Namun, kuteringat sebuah dongeng yang selalu dilantungkan ditelingaku ketika ku masih tak bisa lepas dari pelukan bundaku. Dongeng itu menceritakan seorang anak miskin yang ingin menggapai langit dengan  tanganya. Keinginan itu untuk mayoritas orang hanya sebuah mimpi yang tak akan menjadi nyata. Namun untuk si anak miskin, itu semua hanyalah sebuah tembok yang suatu saat akan bisa dilaluinya dengan kekuatan tekadnya. Jalan hidupnya hanyalah berusaha untuk melewati tembok itu, semua cara dia lakukan untuk mencapai tujuanya. Hari ini, esok, dan seterusnya adalah perjuangan baginya hingga akhirnya, tembok yang bediri kokoh sebagai halanganya itu  dapat ia taklukkan.
Dari saat itulah, ku berusaha untuk menjadi si anak miskin tadi, dengan tekad yang kuat ku tentukan satu jalan yang akan ku jadikan tujuan perantauanku yang akhirnya ku akan menetap diujungnya kelak bersama seorang pendamping yang bernama kesejahtraan dan buah hati yang bernama kebahagiaan.

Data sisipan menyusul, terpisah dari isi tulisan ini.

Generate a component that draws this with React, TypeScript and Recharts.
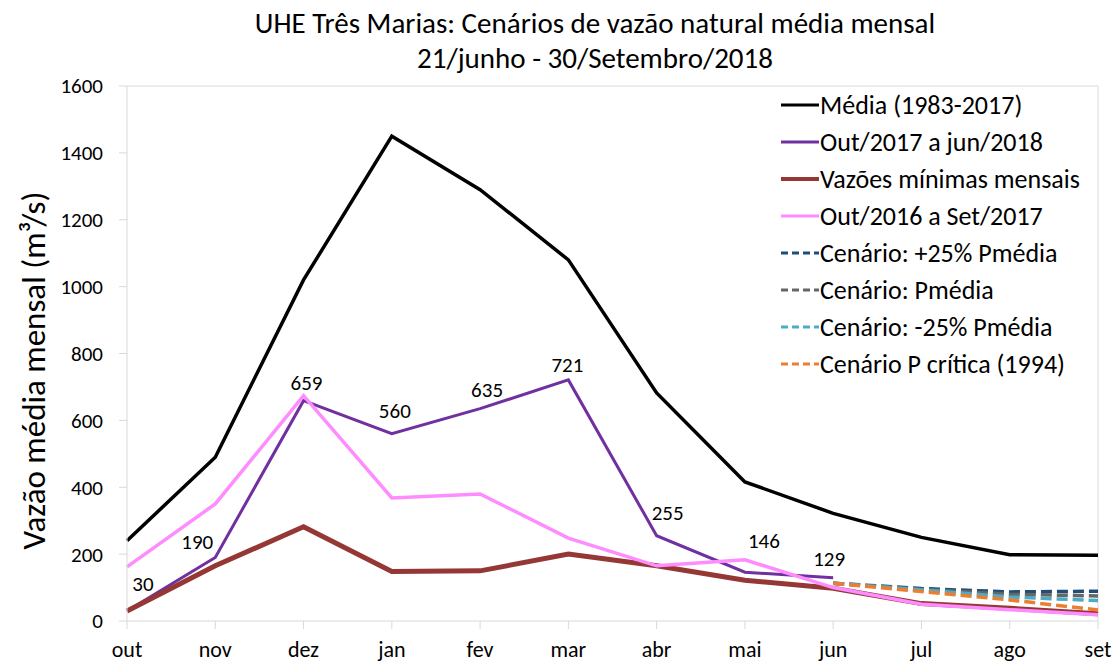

Dimasa tuaku nanti, nasib kan terus menemaniku, membuatku bak seorang kaisar yang menjadi junjungan rakyatku. Dikala ku tertidur nyenyak, semilir angin mengayunku membawaku ke langit tingkat tertinggi, menembus teras bidadari yang terus menyapa mebuatku terasa tak ingin kembali menapakan kakiku diduniaku. Oh tuhan, itulah impian seorang hamba yang tak tau kemana lagi mengadu dan tak tau lagi kemana lagi ia meminta.
Ketika ku duduk diteras dan terus meratap, apakah semua yang ku inginkan kan jadi suatu kenyataan ataukah akan terkubur dalam benak pikiranku untuk selamanya, akankah semua impian itu akan menjadi suatu arsip kumuh yang tertata rapi didalam perpustakaan impian hidupku. Suatu saat kelak semua tanda Tanya yang bergelut dalam pikiran ini akan terjawab, itu sudah pasti namun sekarang yang kupikirkan akankah ku mampu menerima kenyataan itu, akankah ku ikhlas dengan segala hasilnya nanti. Tapi bila ku berpikir seperti itu, kapan diri ini dapat menembus langit tertinggi impian itu, yang bisa kulakukan sekarang adalah mencoba dan terus mencoba semua cara yang bisa dan mampu ku lakukan yang ada dalam lintas batas kemampuan ini dan tetap bisa mendapat rahmatya. Hasil dari semua itu adalah suatu misteri yang membuat hidup ini lebih manantang untuk di jalani dengan tekad sekuat batu karang dan setinggi gunung, ku yakin dan percaya ku kan menaklukkan impian itu.